2年目には新しく学んだ戦術を使い手ごたえを感じ、加えて日本でバスケをプレーする人たちは知らないことにも気づくことができた「今はアメリカに来て本当によかった」とアメリカでの充実感を語ってくれた。

「このコロナ期間では、日本に帰らずアメリカで自分と向き合う時間が増えました。考え方や人とのつながりが広がるようになり、時間をうまく使えていると感じます。何事も振り返ってみると良かったと思います。
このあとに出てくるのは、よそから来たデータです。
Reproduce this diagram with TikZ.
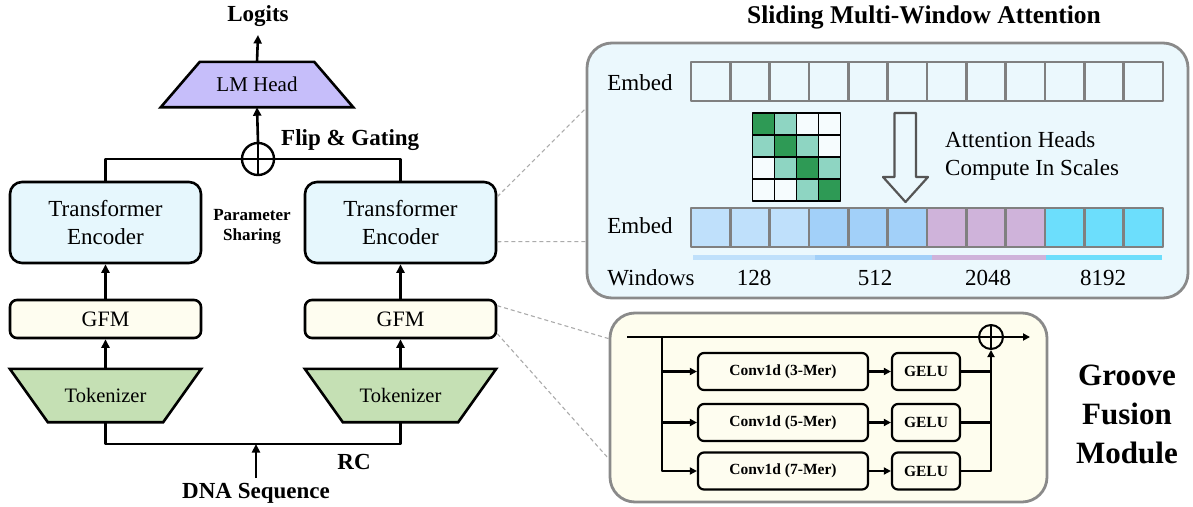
\documentclass[tikz,border=0pt]{standalone}
\usepackage{fontspec}
\setmainfont{Liberation Serif}
\usetikzlibrary{arrows.meta,calc}

\definecolor{encfill}{HTML}{E6F7FD}
\definecolor{gfmfill}{HTML}{FEFDF0}
\definecolor{tokfill}{HTML}{C5E0B4}
\definecolor{headfill}{HTML}{C6BEFA}
\definecolor{panelA}{HTML}{EBF8FD}
\definecolor{panelB}{HTML}{FEFDEE}
\definecolor{panelline}{HTML}{8A8A8A}
\definecolor{cellline}{HTML}{808080}
\definecolor{dashline}{HTML}{ABABAB}
\definecolor{gdark}{HTML}{2E9A55}
\definecolor{glight}{HTML}{8ED5C2}
\definecolor{mwhite}{HTML}{F6FCFE}
\definecolor{wA}{HTML}{BFE0FB}
\definecolor{wB}{HTML}{A2D0F9}
\definecolor{wC}{HTML}{CFB3DA}
\definecolor{wD}{HTML}{6CDEFC}
\definecolor{hollow}{HTML}{555555}

\pgfdeclarelayer{bg}
\pgfsetlayers{bg,main}

\tikzset{
  blk/.style={draw=black, line width=2.6pt},
  wire/.style={line width=2.6pt},
  arr/.style={wire, -{Triangle[length=8.5pt,width=8pt]}},
  thin wire/.style={line width=2.3pt},
  thin arr/.style={thin wire, -{Triangle[length=7pt,width=7pt]}},
  encbox/.style={blk, fill=encfill, rounded corners=12pt, minimum width=191pt,
    minimum height=81pt, inner sep=0pt, align=center, font=\fontsize{23}{28}\selectfont},
  gfmbox/.style={blk, fill=gfmfill, rounded corners=7pt, minimum width=191pt,
    minimum height=38pt, inner sep=0pt, font=\fontsize{22}{26}\selectfont},
  tokbox/.style={minimum width=191pt, minimum height=53pt, inner sep=0pt,
    font=\fontsize{20.5}{24}\selectfont},
  oplus/.style={circle, draw=black, line width=2.4pt, inner sep=0pt,
    path picture={\draw[line width=2.4pt]
      (path picture bounding box.north) -- (path picture bounding box.south)
      (path picture bounding box.west) -- (path picture bounding box.east);}},
  lbl/.style={font=\fontsize{23}{28}\selectfont, inner sep=0pt},
  bold lbl/.style={font=\fontsize{23}{28}\selectfont\bfseries, inner sep=0pt},
  panel/.style={draw=panelline, line width=2.8pt, rounded corners=25pt, inner sep=0pt},
  cellbox/.style={draw=cellline, line width=2.6pt, minimum width=39.33pt,
    minimum height=39pt, inner sep=0pt},
  smallbox/.style={draw=black, line width=2.2pt, rounded corners=6pt, fill=gfmfill,
    minimum height=37pt, inner sep=0pt, font=\fontsize{15.5}{18}\selectfont\bfseries},
  zoomline/.style={draw=dashline, line width=1.1pt, dash pattern=on 4pt off 3pt},
}

\begin{document}
\begin{tikzpicture}[x=1pt, y=-1pt, line join=round]
\useasboundingbox (0,0) rectangle (1193,506);

% ---------------- two-strand backbone ----------------
\node[encbox] (encL) at (105.5,222.5) {Transformer\\Encoder};
\node[encbox] (encR) at (400.5,222.5) {Transformer\\Encoder};
\node[gfmbox] (gfmL) at (105.5,319) {GFM};
\node[gfmbox] (gfmR) at (400.5,319) {GFM};
\node[tokbox] (tokL) at (105.5,395.5) {Tokenizer};
\node[tokbox] (tokR) at (400.5,395.5) {Tokenizer};
\node[font=\fontsize{21}{25}\selectfont, minimum width=192pt, minimum height=45pt,
  inner sep=0pt] (head) at (257,84.5) {LM Head};
\node[oplus, minimum size=32pt] (mix) at (258,159) {};

\begin{pgfonlayer}{bg}
  \draw[blk, fill=headfill] (head.south west) -- (head.south east)
    -- ([xshift=-39pt]head.north east) -- ([xshift=39pt]head.north west) -- cycle;
  \foreach \t in {tokL,tokR}
    \draw[blk, fill=tokfill] (\t.north west) -- (\t.north east)
      -- ([xshift=-38pt]\t.south east) -- ([xshift=38pt]\t.south west) -- cycle;
\end{pgfonlayer}

\node[bold lbl, anchor=south, inner ysep=8pt] (logits) at (258,35) {Logits};
\node[bold lbl, anchor=west] (flip) at (281,140) {Flip \& Gating};
\node[font=\fontsize{17}{20}\selectfont\bfseries, align=center, inner sep=0pt]
  (share) at (252,227) {Parameter\\Sharing};
\node[bold lbl, anchor=north, inner ysep=5pt] (dna) at (256,478) {DNA Sequence};
\node[bold lbl] (rc) at (354,462) {RC};
\coordinate (fork) at (256,444);

\draw[arr] (tokL.north) -- (gfmL.south);
\draw[arr] (tokR.north) -- (gfmR.south);
\draw[arr] (gfmL.north) -- (encL.south);
\draw[arr] (gfmR.north) -- (encR.south);
\draw[wire] (encL.north) |- (mix.west);
\draw[wire] (encR.north) |- (mix.east);
\draw[arr] (mix.north) -- (head.south);
\draw[arr] (head.north) -- (logits.south);
\draw[wire] (tokL.south) |- (fork) -| (tokR.south);
\draw[arr] (dna.north) -- (fork);

% ---------------- sliding multi-window attention ----------------
\node[font=\fontsize{25.5}{30}\selectfont\bfseries, inner sep=0pt] (title) at (924,17)
  {Sliding Multi-Window Attention};
\node[panel, fill=panelA, minimum width=601pt, minimum height=255pt] (attn) at (887.5,170.5) {};

\node[lbl] (embTop) at (640,83) {Embed};
\node[lbl] (embBot) at (640,226) {Embed};
\node[lbl] (win) at (651,278) {Windows};

\foreach \i in {0,...,11}
  \node[cellbox] (t\i) at ({691+39.33*(\i+0.5)},81.5) {};
\foreach \i/\col in {0/wA,1/wA,2/wA,3/wB,4/wB,5/wB,6/wC,7/wC,8/wC,9/wD,10/wD,11/wD}
  \node[cellbox, fill=\col] (b\i) at ({691+39.33*(\i+0.5)},227.5) {};

\fill[wA] (693,255) rectangle (815,259.5);
\fill[wB] (815,255) rectangle (932,259.5);
\fill[wC] (932,255) rectangle (1046,259.5);
\fill[wD] (1046,255) rectangle (1162,259.5);

\node[lbl] (w128) at (754,278) {128};
\node[lbl] (w512) at (875,278) {512};
\node[lbl] (w2048) at (988,278) {2048};
\node[lbl] (w8192) at (1103,278) {8192};

% attention mask
\foreach \r in {0,...,3}
  \foreach \c in {0,...,3} {
    \pgfmathtruncatemacro\d{abs(\r-\c)}
    \ifcase\d \def\mc{gdark}\or \def\mc{glight}\else \def\mc{mwhite}\fi
    \draw[line width=1.6pt, fill=\mc] ({752.5+22*\c},{113+22*\r}) rectangle ++(22,22);
  }

% hollow down arrow
\draw[draw=hollow, line width=2.2pt, fill=panelA]
  (894.5,113) -- (916,113) -- (916,177) -- (928,177) -- (905.5,202)
  -- (883,177) -- (894.5,177) -- cycle;

\node[lbl, anchor=west, align=left] (heads) at (945,156)
  {Attention Heads\\Compute In Scales};

% ---------------- groove fusion module ----------------
\node[panel, fill=panelB, minimum width=437pt, minimum height=189pt] (gfmpanel) at (828.5,407.5) {};

\node[smallbox, minimum width=170pt] (c3) at (783,371.5) {Conv1d (3-Mer)};
\node[smallbox, minimum width=170pt] (c5) at (783,422.5) {Conv1d (5-Mer)};
\node[smallbox, minimum width=170pt] (c7) at (783,471) {Conv1d (7-Mer)};
\node[smallbox, minimum width=68pt] (g3) at (926,371.5) {GELU};
\node[smallbox, minimum width=68pt] (g5) at (926,422.5) {GELU};
\node[smallbox, minimum width=68pt] (g7) at (926,471) {GELU};
\node[oplus, minimum size=24pt, line width=2pt] (sum) at (991,337) {};

\coordinate (gin) at (627,337);
\coordinate (split) at (662,337);
\coordinate (gout) at (1030,337);

\draw[thin wire] (gin) -- (sum.west);
\draw[thin arr] (sum.east) -- (gout);
\draw[thin arr] (split) |- (c7.west);
\draw[thin arr] (split |- c3) -- (c3.west);
\draw[thin arr] (split |- c5) -- (c5.west);
\draw[thin arr] (c3.east) -- (g3.west);
\draw[thin arr] (c5.east) -- (g5.west);
\draw[thin arr] (c7.east) -- (g7.west);
\draw[thin wire] (g3.east) -- (g3.east -| sum);
\draw[thin wire] (g5.east) -- (g5.east -| sum);
\draw[thin arr] (g7.east) -| (sum.south);

\node[font=\fontsize{31}{39}\selectfont\bfseries, align=center, inner sep=0pt]
  (gfmname) at (1127,414) {Groove\\Fusion\\Module};

% ---------------- zoom-in guides ----------------
\draw[zoomline] ([yshift=-16pt]encR.north east) -- ([yshift=-67pt]attn.north west);
\draw[zoomline] ([yshift=-61pt]encR.north east) -- ([yshift=-200pt]attn.north west);
\draw[zoomline] ([yshift=-7pt]gfmR.north east) -- ([yshift=-27pt]gfmpanel.north west);
\draw[zoomline] ([yshift=-35pt]gfmR.north east) -- ([yshift=-147pt]gfmpanel.north west);

\end{tikzpicture}
\end{document}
」


さらに夢を広げる挑戦、YouTubeを使った発信へ

もともとバスケコーチになるという夢や、地元のバスケを盛り上げていきたいという想いがある酒井さん。さらにこのコロナ期間で、コーチという夢からさらに視野を広げているようになったと言う。

「今はこの1年間でアメリカにいる自分だから伝えられることを発信していきたいと思っています。少しでも日本人選手たちがアメリカに挑戦するきっかけになりたいし、僕のように身長が小さい選手の励みになりたいんです。

いま準備しているのは、YouTubeを使った発信。Vlog(ビデオによるブログ)でアメリカの生活を知ってもらい、アメリカ留学挑戦へのきっかけづくりや、これから挑戦する選手の心の準備になればと思う。

「さらに、アメリカで頑張っている様々な選手たちと対談をすることで、役立つ情報や頑張っている選手たちの現状を知って欲しいと思っています 。大学に動画の許可をもらっているので、試合の裏側や試合後の様子も届けられたらと思います。」


大切なのはバスケに真剣に向き合うこと

最近はスキルが高くシュートも上手くディフェンスできる選手が多く、さらにアメリカでは背が高くてそれをやる選手がゴロゴロいる。

「今やっているのは状況判断をめちゃくちゃよくすることです。自分みたいな小さい選手が活躍するには、状況判断の練習を心がけることが大事です。さらに、日常から自分が正しいと思うことをしっかりと選択することが、バスケの試合中の状況判断につながってくると思っています。」

アメリカに行けば背の小ささや日本人だというハンデがある。しかしバスケを通じてコミュニケーションを取ることで、相手はわかってくれると酒井さんは言う。

「大切なのはバスケに真剣に向き合うことです。いまできることに真剣に向き合えば、必然と周りとの関係も良くなるし、自分自身も成長していくと思っています。」

Control what you can control. 酒井さんの挑戦は続く。